Post by halfmoon » Tue Nov 29, 2016 12:15 am

THE HOMESTEAD/ACCUMULATION YEARS

Alternative energy ventures:

As mentioned before, we started this escapade with kerosene lamps and an auxiliary deep-cycle battery charging system in our car. We obviously needed a serious battery bank if we wanted to store enough power for daily life.

We somehow found out that the phone company (called GTE back in the day) conducted periodic auctions of surplus equipment. This equipment included huge deep-cycle battery banks used by the phone utility to back up their systems in case of a power outage, and they were sold only in large lots. The batteries were maintained and charged regularly, but they might never be used based on circumstances.
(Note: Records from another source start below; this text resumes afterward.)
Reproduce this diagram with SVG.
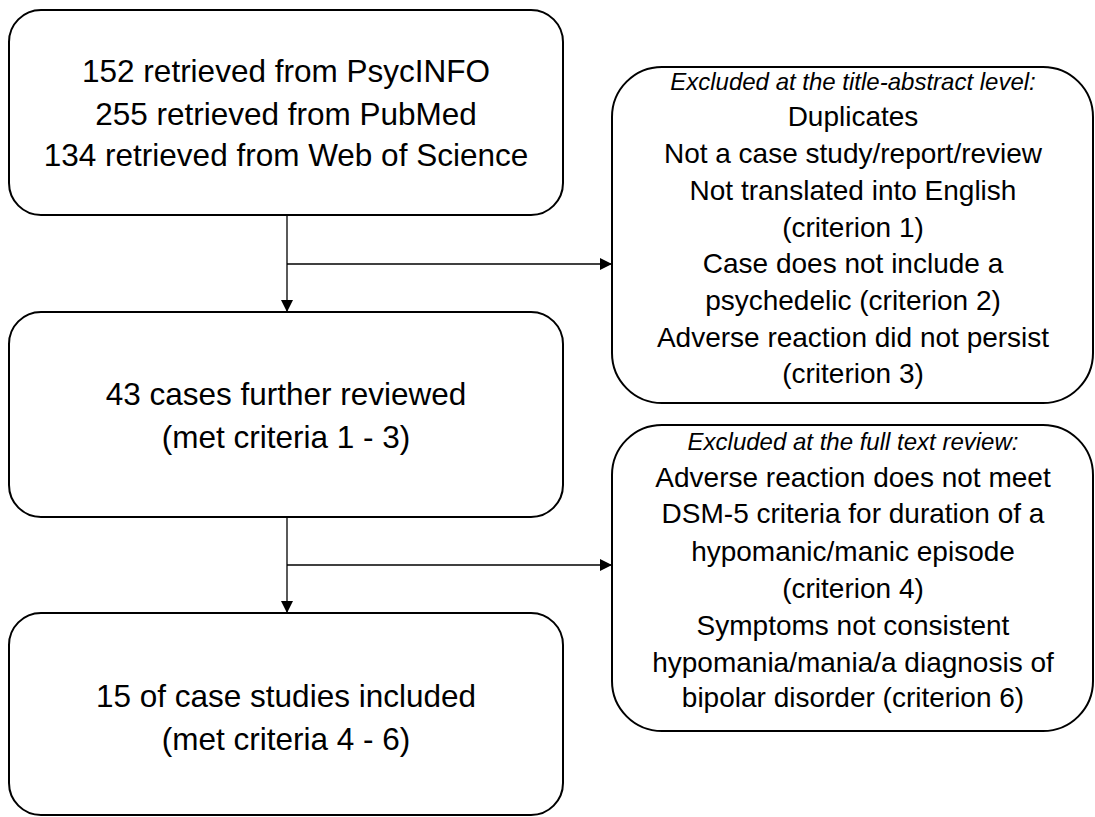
<svg xmlns="http://www.w3.org/2000/svg" width="1095" height="817" viewBox="0 0 1095 817">
<style>
.box{fill:#fff;stroke:#000;stroke-width:2}
.t{font-family:"Liberation Sans",Arial,sans-serif;fill:#000;text-anchor:middle}
.main{font-size:31.5px}
.side{font-size:28px}
.cap{font-size:24px;font-style:italic}
.conn{fill:none;stroke:#000;stroke-width:1.3}
</style>
<defs>
<marker id="arr" markerUnits="userSpaceOnUse" markerWidth="14" markerHeight="14" refX="12" refY="6" orient="auto">
<path d="M0,0 L12,6 L0,12 Z" fill="#000"/>
</marker>
</defs>
<rect width="1095" height="817" fill="#fff"/>
<g id="connectors">
<line class="conn" x1="287" y1="215" x2="287" y2="312" marker-end="url(#arr)"/>
<line class="conn" x1="287" y1="264" x2="612" y2="264" marker-end="url(#arr)"/>
<line class="conn" x1="287" y1="517" x2="287" y2="613" marker-end="url(#arr)"/>
<line class="conn" x1="287" y1="565" x2="612" y2="565" marker-end="url(#arr)"/>
</g>
<g id="n1">
<rect class="box" x="9" y="10" width="554" height="205" rx="32"/>
<text class="t main" x="286" y="82">152 retrieved from PsycINFO</text>
<text class="t main" x="286" y="125">255 retrieved from PubMed</text>
<text class="t main" x="286" y="166">134 retrieved from Web of Science</text>
</g>
<g id="n2">
<rect class="box" x="9" y="312" width="554" height="205" rx="32"/>
<text class="t main" x="286" y="405">43 cases further reviewed</text>
<text class="t main" x="286" y="448">(met criteria 1 - 3)</text>
</g>
<g id="n3">
<rect class="box" x="9" y="613" width="554" height="202" rx="32"/>
<text class="t main" x="286" y="707">15 of case studies included</text>
<text class="t main" x="286" y="750">(met criteria 4 - 6)</text>
</g>
<g id="n4">
<rect class="box" x="612" y="67" width="481" height="336" rx="50"/>
<text class="t cap" x="853" y="90">Excluded at the title-abstract level:</text>
<text class="t side" x="853" y="126">Duplicates</text>
<text class="t side" x="853" y="163">Not a case study/report/review</text>
<text class="t side" x="853" y="200">Not translated into English</text>
<text class="t side" x="853" y="237">(criterion 1)</text>
<text class="t side" x="853" y="273">Case does not include a</text>
<text class="t side" x="853" y="310">psychedelic (criterion 2)</text>
<text class="t side" x="853" y="347">Adverse reaction did not persist</text>
<text class="t side" x="853" y="383">(criterion 3)</text>
</g>
<g id="n5">
<rect class="box" x="612" y="425" width="481" height="306" rx="50"/>
<text class="t cap" x="853" y="450">Excluded at the full text review:</text>
<text class="t side" x="853" y="487">Adverse reaction does not meet</text>
<text class="t side" x="853" y="523">DSM-5 criteria for duration of a</text>
<text class="t side" x="853" y="561">hypomanic/manic episode</text>
<text class="t side" x="853" y="598">(criterion 4)</text>
<text class="t side" x="853" y="635">Symptoms not consistent</text>
<text class="t side" x="853" y="672">hypomania/mania/a diagnosis of</text>
<text class="t side" x="853" y="707">bipolar disorder (criterion 6)</text>
</g>
</svg>
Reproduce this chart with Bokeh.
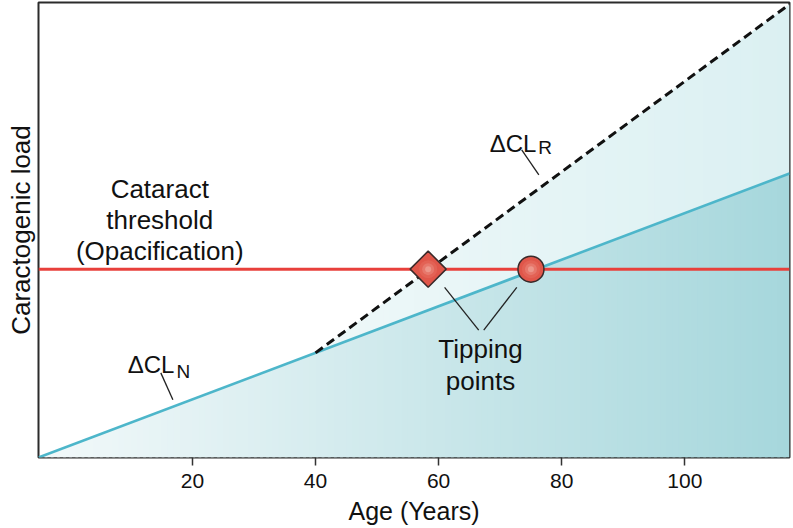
import numpy as np
from bokeh.plotting import figure
from bokeh.models import Range1d, FixedTicker
from bokeh.core.properties import value
from bokeh.embed import file_html
from bokeh.resources import INLINE

# ---------------- data ----------------
age_range = [-5, 117]
load_range = [0, 100]
age_ticks = [20, 40, 60, 80, 100]
age_tick_labels = ["20", "40", "60", "80", "100"]

normal_age = [-5, 117]          # ΔCL_N (normal cataractogenic load)
normal_load = [0.0, 62.4]

rapid_age = [40, 117]           # ΔCL_R (rapid load, dashed)
rapid_load = [23.0, 99.6]

threshold_load = 41.4           # cataract threshold (opacification)

tip_rapid_age = [58.3]          # diamond tipping point
tip_normal_age = [75.0]         # circle tipping point

FONT = value("Liberation Sans")

# ---------------- figure ----------------
p = figure(width=793, height=528,
           x_range=Range1d(*age_range), y_range=Range1d(*load_range),
           output_backend="svg", toolbar_location=None,
           min_border_left=38, min_border_right=4,
           min_border_top=2, min_border_bottom=71)
p.grid.visible = False
p.background_fill_color = "white"
p.border_fill_color = "white"
p.outline_line_color = "#2b2b2b"
p.outline_line_width = 2

# x axis
p.xaxis.ticker = FixedTicker(ticks=age_ticks)
p.xaxis.major_label_overrides = {t: l for t, l in zip(age_ticks, age_tick_labels)}
p.xaxis.axis_line_color = None
p.xaxis.major_tick_line_color = "#333333"
p.xaxis.major_tick_line_width = 1.5
p.xaxis.major_tick_in = 0
p.xaxis.major_tick_out = 8
p.xaxis.minor_tick_line_color = None
p.xaxis.major_label_text_font = "Liberation Sans"
p.xaxis.major_label_text_font_size = "21px"
p.xaxis.major_label_text_color = "#111111"
p.xaxis.major_label_standoff = 8
p.xaxis.axis_label = "Age (Years)"
p.xaxis.axis_label_text_font = "Liberation Sans"
p.xaxis.axis_label_text_font_size = "25px"
p.xaxis.axis_label_text_font_style = "normal"
p.xaxis.axis_label_text_color = "#111111"
p.xaxis.axis_label_standoff = 6

# y axis (no ticks)
p.yaxis.ticker = FixedTicker(ticks=[])
p.yaxis.axis_line_color = None
p.yaxis.major_tick_line_color = None
p.yaxis.minor_tick_line_color = None
p.yaxis.axis_label = "Caractogenic load"
p.yaxis.axis_label_text_font = "Liberation Sans"
p.yaxis.axis_label_text_font_size = "26px"
p.yaxis.axis_label_text_font_style = "normal"
p.yaxis.axis_label_text_color = "#111111"
p.yaxis.axis_label_standoff = 3

# ---------------- gradient fills ----------------
edges = np.linspace(age_range[0], age_range[1], 123)
eps = 0.45


def lower_top(a):
    return np.interp(a, normal_age, normal_load)


def upper_top(a):
    a = np.asarray(a, dtype=float)
    r = np.interp(a, rapid_age, rapid_load)
    return np.where(a >= rapid_age[0], np.maximum(r, lower_top(a)), lower_top(a))


def lerp_color(c0, c1, t):
    c = [int(round(c0[i] + (c1[i] - c0[i]) * t)) for i in range(3)]
    return "#%02x%02x%02x" % tuple(c)


low_c0, low_c1 = (243, 249, 250), (166, 215, 220)
up_c0, up_c1 = (250, 253, 253), (219, 240, 242)

lx, ly, lc, ux, uy, uc = [], [], [], [], [], []
for a, b in zip(edges[:-1], edges[1:]):
    bb = min(b + eps, age_range[1])
    t = ((a + b) / 2 - age_range[0]) / (age_range[1] - age_range[0])
    lx.append([a, bb, bb, a])
    ly.append([0, 0, float(lower_top(bb)), float(lower_top(a))])
    lc.append(lerp_color(low_c0, low_c1, t))
    if b > rapid_age[0]:
        ux.append([a, bb, bb, a])
        uy.append([float(lower_top(a)), float(lower_top(bb)),
                   float(upper_top(bb)), float(upper_top(a))])
        uc.append(lerp_color(up_c0, up_c1, t))

p.patches(lx, ly, fill_color=lc, line_color=None)
p.patches(ux, uy, fill_color=uc, line_color=None)

# ---------------- lines ----------------
p.line(age_range, [threshold_load, threshold_load], line_color="#e8403b", line_width=3)
p.line(normal_age, normal_load, line_color="#4db6ca", line_width=2.6)
p.line(rapid_age, rapid_load, line_color="#111111", line_width=3, line_dash="9 5")

# ---------------- tipping point markers ----------------
p.scatter(tip_rapid_age, [threshold_load], marker="square", angle=np.pi / 4,
          size=25.5, fill_color="#e0564a", line_color="#3a2a2a", line_width=1.5)
p.scatter(tip_normal_age, [threshold_load], marker="circle",
          size=26, fill_color="#e0564a", line_color="#3a2a2a", line_width=1.5)
for s, col, al in [(18, "#e46a5d", 0.6), (12, "#ea8679", 0.6), (6, "#f0a497", 0.7)]:
    p.scatter(tip_rapid_age + tip_normal_age, [threshold_load] * 2, marker="circle",
              size=s, fill_color=col, fill_alpha=al, line_color=None)

# ---------------- leader lines ----------------
p.segment(x0=[14.87, 73.5, 60.97, 72.7], y0=[18.6, 67.6, 37.4, 37.4],
          x1=[16.83, 76.28, 66.51, 67.33], y1=[12.7, 62.1, 28.0, 28.0],
          line_color="#222222", line_width=1.3)

# ---------------- annotations ----------------
p.text(x=[14.7, 14.7, 14.7], y=[59.1, 52.1, 45.3],
       text=["Cataract", "threshold", "(Opacification)"],
       text_font=FONT, text_font_size="26px", text_align="center",
       text_baseline="alphabetic", text_color="#111111")
p.text(x=[66.8, 66.8], y=[23.8, 16.8], text=["Tipping", "points"],
       text_font=FONT, text_font_size="26px", text_align="center",
       text_baseline="alphabetic", text_color="#111111")
p.text(x=[9.5, 68.3], y=[20.35, 69.1], text=["ΔCL", "ΔCL"],
       text_font=FONT, text_font_size="24px", text_align="left",
       text_baseline="alphabetic", text_color="#111111")
p.text(x=[17.4, 76.2], y=[18.8, 68.05], text=["N", "R"],
       text_font=FONT, text_font_size="19px", text_align="left",
       text_baseline="alphabetic", text_color="#111111")

open("out.html", "w").write(file_html(p, INLINE))
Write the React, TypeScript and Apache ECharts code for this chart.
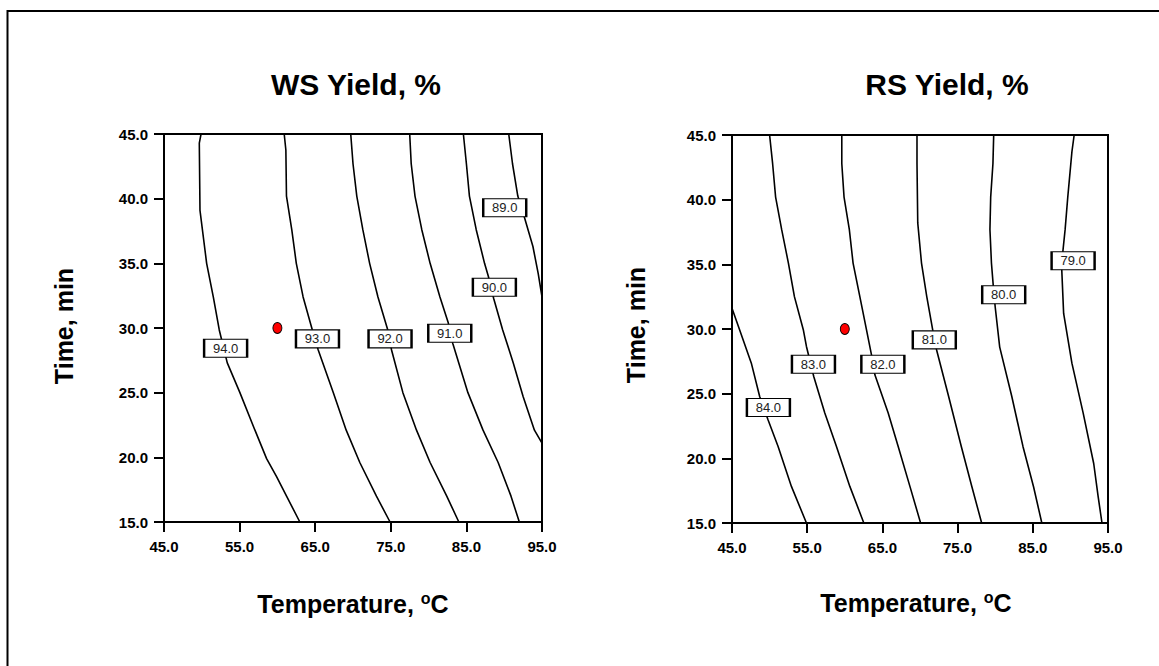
import React, { useEffect, useRef } from "react";
import * as echarts from "echarts";

// ---- Data: [temperature °C, time min] ----
const xTicks = [45, 55, 65, 75, 85, 95];
const yTicks = [15, 20, 25, 30, 35, 40, 45];

// WS Yield contours
const ws94: number[][] = [[49.9, 45.0], [49.67, 44.3], [49.76, 39.1], [50.64, 35.0], [51.52, 32.4], [52.31, 29.85], [53.37, 27.3], [55.04, 25.0], [57.03, 22.1], [58.57, 19.9], [59.89, 18.5], [61.21, 17.0], [62.97, 15.0]];
const ws93: number[][] = [[60.9, 45.0], [61.12, 43.76], [61.2, 40.2], [61.9, 37.6], [62.5, 35.0], [63.4, 32.4], [64.5, 30.1], [65.4, 28.3], [67.4, 25.0], [69.1, 22.1], [70.9, 19.6], [73.1, 17.0], [74.9, 15.0]];
const ws92: number[][] = [[69.7, 45.0], [70.0, 42.7], [70.5, 40.2], [71.3, 37.6], [72.2, 35.0], [73.3, 32.4], [74.6, 29.85], [75.1, 28.3], [76.6, 25.0], [78.4, 22.1], [80.2, 19.6], [82.4, 17.0], [84.0, 15.0]];
const ws91: number[][] = [[77.5, 45.0], [77.7, 42.7], [78.2, 40.2], [79.1, 37.6], [80.2, 35.0], [81.5, 32.4], [82.6, 30.4], [83.2, 28.8], [85.2, 25.0], [87.2, 22.1], [89.2, 19.6], [90.9, 17.0], [92.0, 15.0]];
const ws90: number[][] = [[84.6, 45.0], [85.0, 42.7], [85.4, 40.2], [86.3, 37.6], [87.4, 35.0], [87.9, 34.0], [88.6, 32.3], [89.8, 29.85], [91.2, 27.3], [92.5, 24.7], [94.0, 22.1], [95.0, 21.1]];
const ws89: number[][] = [[90.6, 45.0], [91.1, 42.7], [91.8, 40.2], [92.7, 38.5], [93.8, 36.3], [94.5, 34.2], [95.0, 32.4]];
// label boxes: [temperature, time, level]
const wsLabels: number[][] = [[53.15, 28.44, 94.0], [65.3, 29.16, 93.0], [74.9, 29.16, 92.0], [82.8, 29.6, 91.0], [88.7, 33.15, 90.0], [90.07, 39.3, 89.0]];

// RS Yield contours
const rs84: number[][] = [[45.0, 31.6], [46.02, 29.93], [47.57, 27.36], [48.68, 24.78], [49.79, 22.98], [51.13, 20.92], [52.9, 17.83], [54.9, 15.0]];
const rs83: number[][] = [[50.0, 45.0], [50.4, 42.8], [50.8, 40.2], [51.6, 37.7], [52.5, 35.1], [53.3, 32.5], [54.5, 29.9], [54.9, 28.65], [55.87, 26.33], [57.34, 23.5], [58.89, 20.92], [60.67, 17.83], [62.53, 15.0]];
const rs82: number[][] = [[59.6, 45.0], [59.6, 42.8], [59.9, 40.2], [60.6, 37.7], [61.1, 35.1], [62.0, 32.5], [62.9, 29.9], [63.55, 28.0], [64.0, 26.46], [65.77, 23.5], [67.1, 20.92], [68.66, 17.83], [70.08, 15.0]];
const rs81: number[][] = [[69.6, 45.0], [69.6, 42.8], [69.7, 38.2], [70.2, 35.1], [70.9, 32.5], [71.7, 29.9], [72.2, 28.4], [73.8, 24.8], [75.5, 20.9], [76.9, 17.8], [78.2, 15.0]];
const rs80: number[][] = [[79.8, 45.0], [79.7, 42.8], [79.4, 40.2], [79.3, 37.7], [79.5, 35.1], [79.75, 33.3], [80.0, 31.7], [80.6, 28.6], [82.2, 24.8], [83.7, 20.9], [85.1, 17.8], [86.2, 15.0]];
const rs79: number[][] = [[90.5, 45.0], [90.2, 43.7], [89.65, 40.2], [89.3, 37.7], [89.0, 36.0], [88.85, 34.6], [89.1, 31.2], [90.2, 27.36], [91.7, 23.5], [93.1, 19.6], [93.7, 17.0], [94.2, 15.0]];
const rsLabels: number[][] = [[49.84, 23.93, 84.0], [55.83, 27.28, 83.0], [65.06, 27.28, 82.0], [71.9, 29.16, 81.0], [81.13, 32.64, 80.0], [90.36, 35.27, 79.0]];

// design (centre) point
const centerPoint: number[][] = [[60, 30]];

const wsContours = [ws94, ws93, ws92, ws91, ws90, ws89];
const rsContours = [rs84, rs83, rs82, rs81, rs80, rs79];

const FONT = 'Arial, "Liberation Sans", Helvetica, sans-serif';

function makeXAxis(gridIndex: number) {
  return {
    type: "value",
    gridIndex,
    min: 45,
    max: 95,
    interval: 10,
    splitLine: { show: false },
    axisLine: { show: true, lineStyle: { color: "#000", width: 2 } },
    axisTick: { show: true, inside: false, length: 10, lineStyle: { color: "#000", width: 2 }, customValues: xTicks },
    axisLabel: {
      show: true,
      margin: 17,
      color: "#000",
      fontSize: 15,
      fontWeight: "bold",
      fontFamily: FONT,
      customValues: xTicks,
      formatter: (v: number) => v.toFixed(1),
    },
  };
}

function makeYAxis(gridIndex: number) {
  return {
    type: "value",
    gridIndex,
    min: 15,
    max: 45,
    interval: 5,
    splitLine: { show: false },
    axisLine: { show: true, lineStyle: { color: "#000", width: 2 } },
    axisTick: { show: true, inside: false, length: 10, lineStyle: { color: "#000", width: 2 }, customValues: yTicks },
    axisLabel: {
      show: true,
      margin: 16,
      color: "#000",
      fontSize: 15,
      fontWeight: "bold",
      fontFamily: FONT,
      customValues: yTicks,
      formatter: (v: number) => v.toFixed(1),
    },
  };
}

function contourSeries(contours: number[][][], idx: number) {
  return contours.map((c) => ({
    type: "line",
    xAxisIndex: idx,
    yAxisIndex: idx,
    data: c,
    smooth: false,
    showSymbol: false,
    symbol: "none",
    lineStyle: { color: "#000", width: 1.6 },
    z: 2,
    silent: true,
  }));
}

function labelSeries(labels: number[][], idx: number) {
  return {
    type: "scatter",
    xAxisIndex: idx,
    yAxisIndex: idx,
    data: labels,
    symbol: "rect",
    symbolSize: [43, 18],
    itemStyle: { color: "#fff", borderColor: "#000", borderWidth: 1.6, opacity: 1 },
    label: {
      show: true,
      position: "inside",
      color: "#222",
      fontSize: 13,
      fontFamily: FONT,
      formatter: (p: any) => Number(p.value[2]).toFixed(1),
    },
    z: 4,
    silent: true,
  };
}

function pointSeries(idx: number) {
  return {
    type: "scatter",
    xAxisIndex: idx,
    yAxisIndex: idx,
    data: centerPoint,
    symbol: "path://M0,-1A1,1 0 1,1 0,1A1,1 0 1,1 0,-1Z",
    symbolSize: [9, 11],
    itemStyle: { color: "#ff0000", borderColor: "#000", borderWidth: 1, opacity: 1 },
    z: 5,
    silent: true,
  };
}

function tempTitle(x: number, y: number) {
  return {
    type: "text",
    x,
    y,
    style: {
      text: "{a|Temperature, }{s|o}{a|C}",
      textAlign: "center",
      textVerticalAlign: "middle",
      rich: {
        a: { fontSize: 25, fontWeight: "bold", fontFamily: FONT, fill: "#000", lineHeight: 28 },
        s: { fontSize: 16, fontWeight: "bold", fontFamily: FONT, fill: "#000", verticalAlign: "top", lineHeight: 16 },
      },
    },
  };
}

function timeTitle(x: number, y: number) {
  return {
    type: "text",
    x,
    y,
    rotation: Math.PI / 2,
    style: {
      text: "Time, min",
      textAlign: "center",
      textVerticalAlign: "middle",
      font: `bold 25px ${FONT}`,
      fill: "#000",
    },
  };
}

function mainTitle(text: string, x: number, y: number) {
  return {
    type: "text",
    x,
    y,
    style: {
      text,
      textAlign: "center",
      textVerticalAlign: "middle",
      font: `bold 30px ${FONT}`,
      fill: "#000",
    },
  };
}

export default function App() {
  const ref = useRef<HTMLDivElement>(null);

  useEffect(() => {
    if (!ref.current) return;
    const chart = echarts.init(ref.current, undefined, { renderer: "svg" });
    const option: any = {
      animation: false,
      backgroundColor: "#fff",
      grid: [
        { left: 164, top: 134, width: 378, height: 388, show: true, borderColor: "#000", borderWidth: 2, backgroundColor: "transparent" },
        { left: 732, top: 135, width: 376, height: 388, show: true, borderColor: "#000", borderWidth: 2, backgroundColor: "transparent" },
      ],
      xAxis: [makeXAxis(0), makeXAxis(1)],
      yAxis: [makeYAxis(0), makeYAxis(1)],
      series: [
        ...contourSeries(wsContours, 0),
        labelSeries(wsLabels, 0),
        pointSeries(0),
        ...contourSeries(rsContours, 1),
        labelSeries(rsLabels, 1),
        pointSeries(1),
      ],
      graphic: [
        {
          type: "rect",
          shape: { x: 7.5, y: 11, width: 1200, height: 700 },
          style: { fill: "none", stroke: "#000", lineWidth: 2 },
          silent: true,
        },
        mainTitle("WS Yield, %", 356, 84),
        mainTitle("RS Yield, %", 947, 84),
        timeTitle(64, 326),
        timeTitle(636, 325),
        tempTitle(353, 604),
        tempTitle(916, 603),
      ],
    };
    chart.setOption(option);
    return () => chart.dispose();
  }, []);

  return (
    <div
      ref={ref}
      style={{ position: "fixed", left: 0, top: 0, width: 1159, height: 666, background: "#fff" }}
    />
  );
}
This was a silent bid auction, and we got a great battery bank for peanuts. The next step was finding a way to charge the batteries. We had a pond with a spillway, and DH was convinced that this could produce power. The obstacle was low overhead (maybe 9 feet), which would have trouble charging the battery bank at its minimum of 12 volts. DH designed an overshot water wheel with an inset groove housing a belt that transferred to incrementally smaller wheels to step up the voltage. At the end was a DC motor that charged the batteries. The motor's load also slowed the water wheel to keep it from spinning out of control.

Pretty horrible scans of old low-resolution film photos below. Note the geese marking their territory in the second frame. :x

Image

Image

Image

While the concept was brilliant, the execution was challenging. The system did charge our batteries, but the outer belt broke on a regular basis in freezing temperatures and released the wheel from the motor's limiting load. We would arrive home exhausted from a night of work to find the wheel spinning recklessly (THUMP, THUMP, THUMP) and water splashing out the sides. So much for going directly to bed. We would wade under the spillway, frigid cascade over our heads, and repair the belt…again and again. And again.

After a couple of winters, we began looking for another answer.

Edit: The electric pole in the background of the last photo isn't actually sporting any wires. DH hauled it out of the swamp with his tractor and planted it as a symbolic finger to the power company that had refused to reconnect the old lines. Funny man.